Mudd’s Women after 56 years: How well does it hold up?
By Mike Poteet
Mudd’s Women is a more nuanced episode than it seems.
Writing recently in this space about the death of Maggie Thrett, who played Rose in the original Star Trek episode Mudd’s Women, I noted the irony that the episode is “centered around, if not the outright mistreatment of women, at least the overt objectification of women.”
After making this statement, I realized it had been several years since I’d watched Mudd’s Women in its entirety. I began to wonder how well or poorly this early Star Trek episode actually held up.
The late Herb Solow, the Desilu executive who sold Star Trek to NBC, seems to have remembered Mudd’s Women fondly, if inaccurately.
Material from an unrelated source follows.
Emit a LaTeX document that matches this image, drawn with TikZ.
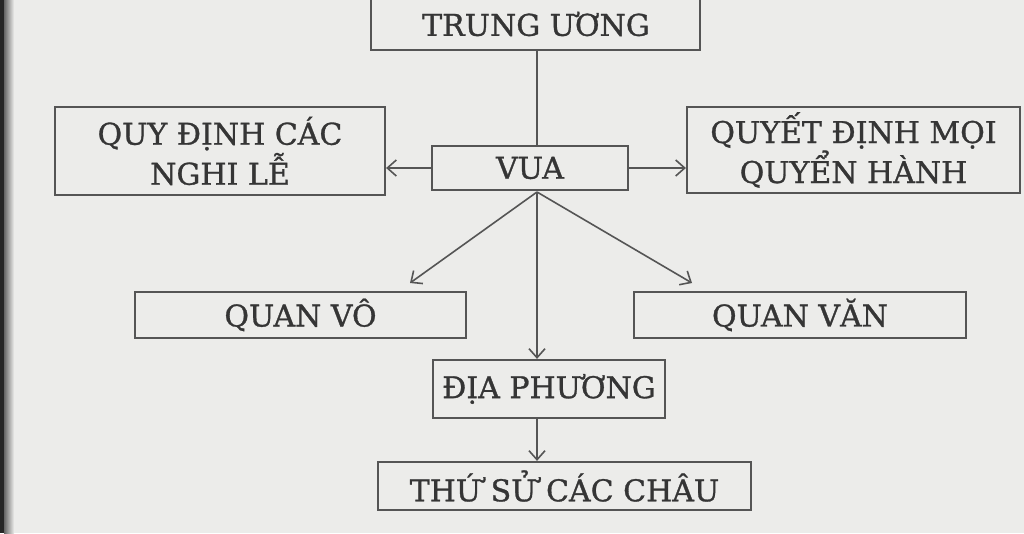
\documentclass[tikz,border=0pt]{standalone}
\usepackage{fontspec}
\setmainfont{DejaVu Serif}[AutoFakeBold=1.0]
\usetikzlibrary{arrows.meta}
\definecolor{bg}{HTML}{ECECEA}
\definecolor{ink}{HTML}{555555}
\definecolor{txt}{HTML}{353535}
\tikzset{
  box/.style={draw=ink, line width=2.2pt, fill=bg, text=txt, inner sep=0pt, align=center,
              font=\fontsize{30}{40}\selectfont\bfseries},
  lbl/.style={text=txt, inner sep=0pt, font=\fontsize{30}{40}\selectfont\bfseries},
  link/.style={draw=ink, line width=1.6pt},
  arr/.style={link, -{Straight Barb[length=9pt,width=16pt,line width=1.6pt]}}
}
\begin{document}
\begin{tikzpicture}[x=1pt,y=-1pt]
\fill[bg] (0,0) rectangle (1024,533);
\shade[left color=black!60, right color=bg] (4,0) rectangle (14,533);
\fill[black!85] (0,0) rectangle (4,533);
\useasboundingbox (0,0) rectangle (1024,533);

\node[box, minimum width=329pt, minimum height=64pt] (tu) at (535.5,18) {};
\node[lbl] (tut) at (536,24) {TRUNG ƯƠNG};
\node[box, minimum width=330pt, minimum height=88pt] (qd) at (220,151) {QUY ĐỊNH CÁC\\NGHI LỄ};
\node[box, minimum width=196pt, minimum height=44pt] (vua) at (530,168) {VUA};
\node[box, minimum width=333pt, minimum height=86pt] (qq) at (853.5,150) {QUYẾT ĐỊNH MỌI\\QUYỂN HÀNH};
\node[box, minimum width=331pt, minimum height=46pt] (qvo) at (300.5,315) {QUAN VÔ};
\node[box, minimum width=332pt, minimum height=46pt] (qvan) at (800,315) {QUAN VĂN};
\node[box, minimum width=232pt, minimum height=58pt] (dp) at (549,389) {ĐỊA PHƯƠNG};
\node[box, minimum width=373pt, minimum height=48pt] (ts) at (564.5,486) {THỨ SỬ CÁC CHÂU};

\coordinate (src) at (537,192);
\coordinate (lt) at (410,283);
\coordinate (rt) at (692,283);

\draw[link] (tu.south -| src) -- (vua.north -| src);
\draw[arr] (vua.west) -- (qd.east |- vua.west);
\draw[arr] (vua.east) -- (qq.west |- vua.east);
\draw[arr] (src) -- (lt);
\draw[arr] (src) -- (rt);
\draw[arr] (src) -- (dp.north -| src);
\draw[arr] (dp.south -| src) -- (ts.north -| src);
\end{tikzpicture}
\end{document}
In the behind-the-scenes book he co-wrote with Robert H. Justman, Inside Star Trek: The Real Story (Pocket Books, 1996), Solow describes the network’s reaction to the script (by Stephen Kandel, from a story by Gene Roddenberry) when it was a candidate for the series’ second pilot episode:
"“Mudd’s Women,” the story of a[n] intergalactic trader-pimp, was just what NBC didn’t want for their new pilot. It was very well written, it was fun, and it featured three beautiful women-hookers selling their bodies throughout the galaxy (pp. 65-66)."
Whether Harry Mudd is a “pimp” is debatable. But Ruth, Eve, and Magda are definitely not “hookers.” While they have, at Harry’s instigation, gone to extreme and illegal means to make themselves sexually alluring, they don’t want customers. They want husbands.
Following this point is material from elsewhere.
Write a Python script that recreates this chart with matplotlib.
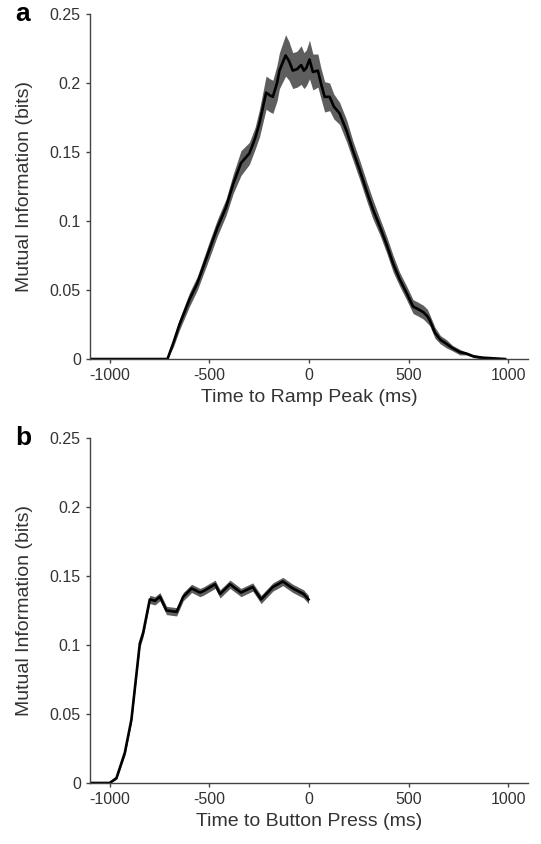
import numpy as np
import matplotlib.pyplot as plt

plt.rcParams['font.family'] = ['Liberation Sans', 'DejaVu Sans']
plt.rcParams['axes.unicode_minus'] = False

# panel a: MI vs time to ramp peak
t_ramp = [-1100, -710, -680, -650, -600, -560, -500, -460, -416, -380, -341, -299, -270,
          -248, -215, -195, -181, -160, -148, -117, -100, -81, -60, -39, -25, -13, 3, 20,
          45, 60, 79, 104, 125, 154, 190, 221, 255, 289, 320, 356, 390, 423, 455, 490,
          523, 550, 574, 595, 607, 633, 660, 691, 720, 758, 790, 826, 870, 985]
mi_ramp = [0.0, 0.0, 0.012, 0.025, 0.043, 0.055, 0.079, 0.095, 0.110, 0.127, 0.142, 0.149,
           0.160, 0.171, 0.193, 0.191, 0.190, 0.200, 0.209, 0.220, 0.216, 0.209, 0.210,
           0.213, 0.209, 0.211, 0.217, 0.208, 0.209, 0.200, 0.190, 0.190, 0.183, 0.178,
           0.165, 0.151, 0.137, 0.122, 0.109, 0.096, 0.083, 0.069, 0.058, 0.048, 0.038,
           0.036, 0.034, 0.031, 0.028, 0.019, 0.014, 0.011, 0.008, 0.005, 0.004, 0.002,
           0.001, 0.0]
sem_ramp = [0.0, 0.0, 0.003, 0.004, 0.005, 0.005, 0.006, 0.006, 0.006, 0.007, 0.009, 0.008,
            0.008, 0.010, 0.012, 0.012, 0.012, 0.013, 0.013, 0.015, 0.014, 0.013, 0.013,
            0.014, 0.013, 0.013, 0.014, 0.013, 0.012, 0.011, 0.011, 0.010, 0.009, 0.008,
            0.008, 0.007, 0.007, 0.007, 0.007, 0.006, 0.006, 0.006, 0.005, 0.005, 0.005,
            0.005, 0.005, 0.005, 0.004, 0.004, 0.003, 0.003, 0.002, 0.002, 0.001, 0.001,
            0.001, 0.0]

# panel b: MI vs time to button press
t_press = [-1100, -1000, -966, -924, -891, -849, -832, -799, -773, -748, -715, -664, -631,
           -589, -547, -530, -471, -446, -396, -341, -282, -240, -181, -131, -81, -27, -2]
mi_press = [0.0, 0.0, 0.0036, 0.022, 0.046, 0.101, 0.109, 0.133, 0.132, 0.135, 0.125, 0.124,
            0.135, 0.141, 0.138, 0.139, 0.144, 0.137, 0.144, 0.138, 0.142, 0.133, 0.142,
            0.146, 0.141, 0.137, 0.133]
sem_press = [0.0, 0.0, 0.001, 0.002, 0.002, 0.003, 0.003, 0.003, 0.003, 0.003, 0.003, 0.003,
             0.003, 0.003, 0.003, 0.003, 0.003, 0.003, 0.003, 0.003, 0.003, 0.003, 0.003,
             0.003, 0.003, 0.003, 0.003]

txt = '#333333'
fig = plt.figure(figsize=(5.41, 8.44), dpi=100)
ax_a = fig.add_axes([0.166, 0.5746, 0.810, 0.4088])
ax_b = fig.add_axes([0.166, 0.0723, 0.810, 0.4088])

panels = [(ax_a, t_ramp, mi_ramp, sem_ramp, 'Time to Ramp Peak (ms)', 'a'),
          (ax_b, t_press, mi_press, sem_press, 'Time to Button Press (ms)', 'b')]

for ax, t, m, s, xl, letter in panels:
    t = np.array(t); m = np.array(m); s = np.array(s)
    ax.fill_between(t, m - s, m + s, color='#5e5e5e', lw=0)
    ax.plot(t, m, color='black', lw=1.9)
    ax.set_xlim(-1100, 1100)
    ax.set_ylim(0, 0.25)
    ax.set_xticks([-1000, -500, 0, 500, 1000])
    ax.set_yticks([0, 0.05, 0.1, 0.15, 0.2, 0.25])
    ax.set_yticklabels(['0', '0.05', '0.1', '0.15', '0.2', '0.25'])
    ax.spines['top'].set_visible(False)
    ax.spines['right'].set_visible(False)
    for sp in ['left', 'bottom']:
        ax.spines[sp].set_color('#444444')
        ax.spines[sp].set_linewidth(1.0)
    ax.tick_params(direction='out', length=3, width=1, colors='#444444',
                   labelsize=11.5, labelcolor=txt)
    ax.set_xlabel(xl, fontsize=14, color=txt, labelpad=4)
    ax.set_ylabel('Mutual Information (bits)', fontsize=14, color=txt, labelpad=12)
    ax.text(-0.17, 1.0, letter, transform=ax.transAxes, fontsize=19,
            fontweight='bold', color='black', va='center', ha='left')

fig.savefig('out.png', dpi=100)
Mudd’s Women objectifies women but also advocates for real relationships.
Not having seen Mudd’s Women when it first aired (October 13, 1966), I can’t pretend to know how it played originally. But I do know it shows its age 56 years later.
This is an episode filmed from and for the heterosexual male gaze. Almost every production choice in its first half—cinematographer Jerry Finnerman’s soft focus lens on the women and close-ups of their come-hither stares; composer Fred Steiner’s score that alternates between ethereal romance and bumping-and-grinding stripper music; costume designer William Ware Theiss’ broadcast-friendly yet provocatively skin-baring gowns—is intended to titillate and arouse.
The episode strives to have it both ways. As Eve (Karen Steele) complains to Kirk, “all your men were looking at me, following me with their eyes.” Kirk says, “I’ll have to talk to them about that. They don’t do that ordinarily.” Kirk’s comment suggests ogling women is neither standard nor acceptable behavior on a starship, yet the episode puts forth the three women as eye candy at turn after turn.
The edited version I watched in syndicated reruns as a teen in the late 1980s snipped the Act II scene in which a crewman starts up a ladder, then comes back down in order to stare at Eve, Magda (Susan Denberg), and Ruth as they saunter past. The camera even lingers for an uncomfortable second on the women’s sequined derrieres. Perhaps my syndicated market cut the scene for more than just time.
Yet even though the camera frequently objectifies the women, the script does make clear they aren’t sex workers. Harry Mudd says he is “wiving settlers,” and that Ruth, Magda, and Eve all came with him voluntarily. Eve does tell Spock that Mudd is “used to buying and selling people,” so it’s difficult to trust him on the women’s willingness. Yet however they came to be with Harry, the women do at this point want marriages.
Today’s viewers might find it hard to consider the fact that Magda, Ruth, and Eve seem to only want husbands a point in this episode’s favor. On the other hand—assuming the women did travel with Mudd of their own accord—the episode gives the women that agency. Were these character written today, they would have even more. But I don’t believe we are meant to think Eve, Ruth, and Magda are any kind of slave to Mudd—even though he has addicted them to the glamor-giving Venus drug (which, at any rate, the episode’s confusing final scene suggests may be more akin to Dumbo’s feather than anything else).
As the woman at the story’s heart, Eve speaks some of its most meaningful words. She says to Ben Childress:
"Is this the kind of wife you want, Ben? Not someone to help you, not a wife to cook and sew and cry and need, but this kind. Selfish, vain, useless. Is this what you really want?"
Eve’s talk of domestic chores and crying and needing might set off some 21st-century hackles, but I think we should stress her first description: “someone to help you.” I don’t think it’s too much of a stretch to suggest Eve wants a marriage of equals, a relationship in which both husband and wife turn to and cry with and rely on each other.
Mudd’s Women still isn’t a Star Trek episode I’ll choose to watch very often. I don’t think it represents the franchise’s ideals about sexual equality at their best. But neither do I think it’s devoid of any positive qualities. Yes, it spends a lot of time objectifying women—but in the end, it advocates real relationships in which people are the best, most authentic versions of themselves they can be.